The whisper inside the Foreign Office is that the war in Iraq, in fact, has ripped a huge hole in Britain’s credibility in Africa. Since the end of the cold war, Britain has sought to co-operate with France and the UN to push Africa higher up the international agenda and secure international support for initiatives to bring peace and development. By turning its back on the UN and falling out with France, Britain has set back that multilateral, UN-based international co-operation by years. It may be dead.

If Britain and America do not manage to resurrect it quickly, Britain will be left following Washington’s global “for us or against us” policy. America’s levers for this policy are the African Growth and Opportunity Act (its new trade agreement with individual countries) and the Millennium Challenge Account. These bilateral agreements were aimed originally at granting trade and aid benefits to African countries that were democratic, had a good human rights record and followed free-market policies.
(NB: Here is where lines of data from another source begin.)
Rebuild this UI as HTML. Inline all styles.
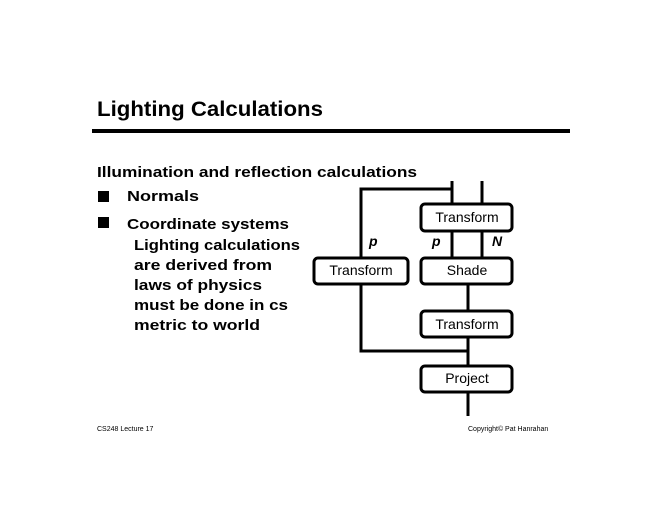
<!DOCTYPE html>
<html><head><style>body{margin:0;background:#fff}svg{display:block}</style></head><body>
<svg width="660" height="510" viewBox="0 0 660 510" xmlns="http://www.w3.org/2000/svg" font-family="Liberation Sans, sans-serif">
<rect width="660" height="510" fill="#fff"/>
<text x="97" y="116" font-size="21" font-weight="bold" textLength="226" lengthAdjust="spacingAndGlyphs">Lighting Calculations</text>
<rect x="92" y="129" width="478" height="4" fill="#000"/>
<g font-size="15" font-weight="bold">
<text x="97" y="177" textLength="320" lengthAdjust="spacingAndGlyphs">Illumination and reflection calculations</text>
<rect x="98" y="191" width="11" height="11"/>
<text x="127" y="201" textLength="72" lengthAdjust="spacingAndGlyphs">Normals</text>
<rect x="98" y="217" width="11" height="11"/>
<text x="127" y="229" textLength="162" lengthAdjust="spacingAndGlyphs">Coordinate systems</text>
<text x="134" y="250" textLength="166" lengthAdjust="spacingAndGlyphs">Lighting calculations</text>
<text x="134" y="270" textLength="138" lengthAdjust="spacingAndGlyphs">are derived from</text>
<text x="134" y="290" textLength="128" lengthAdjust="spacingAndGlyphs">laws of physics</text>
<text x="134" y="310" textLength="154" lengthAdjust="spacingAndGlyphs">must be done in cs</text>
<text x="134" y="330" textLength="126" lengthAdjust="spacingAndGlyphs">metric to world</text>
</g>
<g stroke="#000" stroke-width="3" fill="none">
<polyline points="452,181 452,189 361,189 361,257"/>
<line x1="452" y1="189" x2="452" y2="204"/>
<line x1="482" y1="181" x2="482" y2="204"/>
<line x1="452" y1="231" x2="452" y2="258"/>
<line x1="482" y1="231" x2="482" y2="258"/>
<polyline points="361,284 361,351 468,351"/>
<line x1="468" y1="284" x2="468" y2="416"/>
</g>
<g stroke="#000" stroke-width="3" fill="#fff">
<rect x="421" y="204" width="91" height="27" rx="4"/>
<rect x="314" y="258" width="94" height="26" rx="4"/>
<rect x="421" y="258" width="91" height="26" rx="4"/>
<rect x="421" y="311" width="91" height="26" rx="4"/>
<rect x="421" y="366" width="91" height="26" rx="4"/>
</g>
<g font-size="14" text-anchor="middle">
<text x="467" y="222">Transform</text>
<text x="361" y="275">Transform</text>
<text x="467" y="275">Shade</text>
<text x="467" y="329">Transform</text>
<text x="467" y="383">Project</text>
</g>
<g font-size="14" font-style="italic" font-weight="bold">
<text x="369" y="246">p</text>
<text x="432" y="246">p</text>
<text x="492" y="246">N</text>
</g>
<text x="97" y="431" font-size="7">CS248 Lecture 17</text>
<text x="468" y="431" font-size="7">Copyright© Pat Hanrahan</text>
</svg>
</body></html>
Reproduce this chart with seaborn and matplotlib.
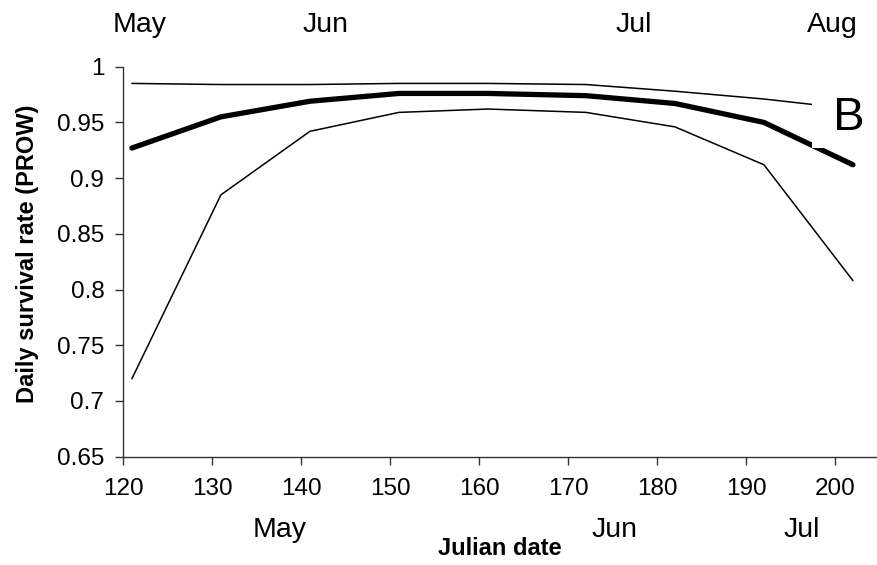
import matplotlib
matplotlib.use("Agg")
import matplotlib.pyplot as plt
import seaborn as sns
import pandas as pd

# Julian dates of the estimates
julian_day = [121, 131, 141, 151, 161, 172, 182, 192, 202]

# Daily survival rate of PROW nests: estimate with upper and lower confidence limits
dsr_estimate = [0.927, 0.955, 0.969, 0.976, 0.976, 0.974, 0.967, 0.950, 0.912]
dsr_upper = [0.985, 0.984, 0.984, 0.985, 0.985, 0.984, 0.978, 0.971, 0.962]
dsr_lower = [0.720, 0.885, 0.942, 0.959, 0.962, 0.959, 0.946, 0.912, 0.808]

y_ticks = [0.65, 0.7, 0.75, 0.8, 0.85, 0.9, 0.95, 1.0]
x_ticks = [120, 130, 140, 150, 160, 170, 180, 190, 200]

# Month labels above and below the plot, positioned in Julian-date units
top_months = ["May", "Jun", "Jul", "Aug"]
top_month_pos = [121.9, 142.8, 177.4, 199.7]
bottom_months = ["May", "Jun", "Jul"]
bottom_month_pos = [137.6, 175.2, 196.2]

panel_label = "B"

sns.set_style("ticks")
plt.rcParams["font.family"] = ["Liberation Sans", "DejaVu Sans"]
plt.rcParams["text.color"] = "black"
plt.rcParams["xtick.color"] = "black"
plt.rcParams["ytick.color"] = "black"

df = pd.DataFrame({
    "day": julian_day,
    "estimate": dsr_estimate,
    "upper": dsr_upper,
    "lower": dsr_lower,
})

fig = plt.figure(figsize=(8.77, 5.65), dpi=100)
ax = fig.add_axes([123 / 877, 1 - 456.7 / 565, 754 / 877, 390 / 565])

sns.lineplot(data=df, x="day", y="upper", color="black", lw=1.1, ax=ax)
sns.lineplot(data=df, x="day", y="lower", color="black", lw=1.1, ax=ax)
sns.lineplot(data=df, x="day", y="estimate", color="black", lw=3.8, ax=ax,
             solid_capstyle="round")

ax.set_xlim(120, 204.7)
ax.set_ylim(0.65, 1.0)
ax.set_xticks(x_ticks)
ax.set_yticks(y_ticks)
ax.set_yticklabels([f"{v:g}" for v in y_ticks])
ax.tick_params(axis="both", direction="out", length=5.5, width=1,
               color="#333333", labelsize=17.5)
ax.tick_params(axis="y", pad=8)
ax.tick_params(axis="x", pad=10)
ax.set_xlabel("")
ax.set_ylabel("")

for side in ["top", "right"]:
    ax.spines[side].set_visible(False)
for side in ["left", "bottom"]:
    ax.spines[side].set_color("#333333")
    ax.spines[side].set_linewidth(1)

# Axis titles
ax.text(0.5, -0.236, "Julian date", transform=ax.transAxes, ha="center",
        va="center", fontsize=17, fontweight="bold")
ax.text(-0.1273, 0.52, "Daily survival rate (PROW)", transform=ax.transAxes,
        ha="center", va="center", rotation=90, fontsize=17, fontweight="bold")

# Month labels
for name, pos in zip(top_months, top_month_pos):
    ax.text(pos, 1.0374, name, ha="center", va="center", fontsize=20.5,
            clip_on=False)
for name, pos in zip(bottom_months, bottom_month_pos):
    ax.text(pos, 0.584, name, ha="center", va="center", fontsize=20.5,
            clip_on=False)

# Panel label on a white box that covers the line ends behind it
ax.text(198.3, 0.943, " " + panel_label, ha="left", va="baseline", fontsize=34,
        zorder=10, bbox=dict(facecolor="white", edgecolor="none", pad=5.8))

fig.savefig("out.png", dpi=100)
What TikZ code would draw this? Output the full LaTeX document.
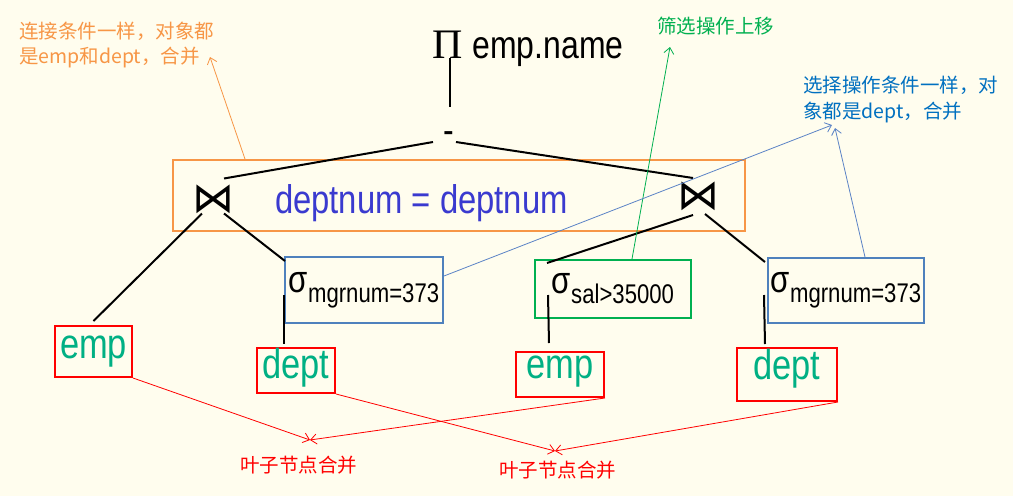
\documentclass[tikz,border=0pt]{standalone}
\usepackage{fontspec}
\usepackage{graphicx}
\usetikzlibrary{calc,arrows.meta}
\setmainfont{Liberation Sans}
\newfontfamily\condfont[FakeStretch=0.82]{Liberation Sans}
\newfontfamily\piserif{Liberation Serif}
\newfontfamily\dvfont{DejaVu Sans}
\newfontfamily\cjk{Noto Sans CJK SC}
\definecolor{bg}{HTML}{FFFDEE}
\definecolor{oran}{HTML}{F79646}
\definecolor{teal}{HTML}{00B084}
\definecolor{condblue}{HTML}{3A3ACF}
\definecolor{grn}{HTML}{00B050}
\definecolor{annblue}{HTML}{0070C0}
\definecolor{boxblue}{HTML}{4F81BD}
\definecolor{lineblue}{HTML}{5B83C6}
\definecolor{rd}{HTML}{FF0000}
\newcommand{\mysig}[1]{{\condfont\fontsize{38}{38}\selectfont σ}{\raisebox{-10pt}{\condfont\fontsize{27}{27}\selectfont #1}}}
\begin{document}
\begin{tikzpicture}[x=1pt,y=-1pt,
  tline/.style={draw=black,line width=2pt},
  joinnode/.style={inner sep=0pt,font=\dvfont\fontsize{42}{42}\selectfont},
  sbox/.style={draw=boxblue,line width=2pt,inner sep=0pt,minimum width=158pt,minimum height=66pt},
  gbox/.style={draw=grn,line width=2pt,inner sep=0pt,minimum width=156pt,minimum height=58pt},
  leaf/.style={draw=rd,line width=2pt,inner sep=0pt,text=teal,font=\condfont\fontsize{42}{42}\selectfont},
  ann/.style={inner sep=0pt,align=left,anchor=north west},
  annarrow/.style={line width=0.8pt,-{Straight Barb[length=6pt,width=10pt]}},
]
\fill[bg] (0,0) rectangle (1013,496);
\useasboundingbox (0,0) rectangle (1013,496);

% title
\node[anchor=base west,inner sep=0pt] (pi) at (432,58)
  {{\piserif\fontsize{42}{42}\selectfont Π}\hspace{10pt}{\condfont\fontsize{39}{39}\selectfont emp.name}};
\node[anchor=base,inner sep=0pt,font=\condfont\fontsize{39}{39}\selectfont] (minus) at (449,143) {-};

% join box
\node[draw=oran,line width=2pt,minimum width=572pt,minimum height=71pt,inner sep=0pt] (obox) at (459,195.5) {};
\node[anchor=base,inner sep=0pt,text=condblue,font=\condfont\fontsize{40}{40}\selectfont] (cond) at (421.5,213) {deptnum = deptnum};
\node[joinnode] (j1) at (213,199.5) {⋈};
\node[joinnode] (j2) at (698.5,196) {⋈};

% selections
\node[sbox] (b1) at (364,290) {\mysig{mgrnum=373}};
\node[gbox] (g1) at (613,289) {\mysig{sal>35000}};
\node[sbox,minimum width=156pt,minimum height=65pt] (b3) at (846,290.5) {\mysig{mgrnum=373}};

% leaves
\node[leaf,minimum width=77pt,minimum height=51pt] (e1) at (93.5,351.5) {emp};
\node[leaf,minimum width=78pt,minimum height=45pt] (d1) at (296,370.5) {\raisebox{3pt}[\height][\depth]{dept}};
\node[leaf,minimum width=88pt,minimum height=45pt] (e2) at (560,374.5) {\raisebox{3pt}[\height][\depth]{emp}\hspace{-6pt}};
\node[leaf,minimum width=100pt,minimum height=53pt] (d2) at (787,374.5) {\raisebox{6pt}[\height][\depth]{dept}\hspace{17pt}};

% tree edges
\draw[tline] ($(pi.base west)+(18,0)$) -- ($(minus.base)+(1,-36)$);
\draw[tline] ($(minus.base)+(-16,-1)$) -- ($(j1.center)+(11,-21)$);
\draw[tline] ($(minus.base)+(7,-1)$) -- ($(j2.center)+(-5.5,-18)$);
\draw[tline] ($(j1.center)+(-11,14)$) -- ($(e1.north)+(0,-4)$);
\draw[tline] ($(j1.center)+(11,14)$) -- ($(b1.north west)+(1,5)$);
\draw[tline] ($(j2.center)+(-5.5,19)$) -- ($(g1.north west)+(13,4)$);
\draw[tline] ($(j2.center)+(6.5,18)$) -- ($(b3.north west)+(-2,5)$);
\draw[tline] ($(b1.west)+(0,5)$) -- ($(b1.west |- d1.north)+(0,-3)$);
\draw[tline] ($(g1.west)+(14,6)$) -- ($(e2.north)+(-11,-8)$);
\draw[tline] ($(b3.west)+(-3,4.5)$) -- ($(d2.north)+(-22,-3)$);

% annotations
\node[ann,text=oran,font=\cjk\fontsize{19.5}{25}\selectfont] (a1) at (19,22) {连接条件一样，对象都\\是emp和dept，合并};
\node[ann,text=grn,font=\cjk\fontsize{19.5}{25}\selectfont] (a2) at (657,17) {筛选操作上移};
\node[ann,text=annblue,font=\cjk\fontsize{19.5}{26}\selectfont] (a3) at (803,76) {选择操作条件一样，对\\象都是dept，合并};
\node[inner sep=0pt,anchor=north,text=rd,font=\cjk\fontsize{19.5}{25}\selectfont] (l1) at (298.5,456) {叶子节点合并};
\node[inner sep=0pt,anchor=north,text=rd,font=\cjk\fontsize{19.5}{25}\selectfont] (l2) at (557.5,461) {叶子节点合并};

\coordinate (t1) at (210,57);
\coordinate (t2) at (670,47);
\coordinate (t3) at (832,125);
\coordinate (t4) at (835,128);
\coordinate (m1) at (310,440);
\coordinate (m2) at (555,451);

\draw[annarrow,oran] ($(obox.north west)+(73,0)$) -- (t1);
\draw[annarrow,grn] ($(g1.north)+(19,0)$) -- (t2);
\draw[annarrow,lineblue] ($(b1.east)+(0,-14)$) -- (t3);
\draw[annarrow,lineblue] ($(b3.north)+(19,0)$) -- (t4);
\draw[annarrow,rd] (e1.south east) -- (m1);
\draw[annarrow,rd] (e2.south east) -- (m1);
\draw[annarrow,rd] (d1.south east) -- (m2);
\draw[annarrow,rd] (d2.south east) -- (m2);
\end{tikzpicture}
\end{document}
Now they may become crude tools for propping up allies.

Washington, already upset that Nigeria, Africa’s biggest oil producer, refused its suggestion to leave Opec, was further irritated when President Olusegun Obasanjo, with President Thabo Mbeki of South Africa, had the audacity to suggest that the US and Britain needed a second UN resolution to go to war. President Obasanjo, who prides himself on his friendship with America, was phoned and ticked off by a junior White House official. An American military training programme in Nigeria was promptly cut.

For many Africans, such humiliation will stir feelings like those of a Ghanaian banker friend who told me recently he was so distressed by the war that he found it hard to work. Then suddenly he realised why. “They are doing to Iraq what the British did to my country, my people, 100 years ago,” he said. “I have never realised the terribleness of it until now.”

This feeling will awaken a dormant suspicion that Britain and America have a neo-imperialist agenda in Africa. Mbeki has already warned: “If the UN does not matter, why should we, the little countries that make up the African Union, think that we matter and will not be punished if we get out of line?”

That will amuse one man: Robert Gabriel Mugabe. You can almost hear him chuckling: “Told you so. That is what you get for bowing down to the white man.” Unless Britain is prepared to implement “regime change” by force in Zimbabwe, it is the Saddam of Central Africa who has most to gain from this war.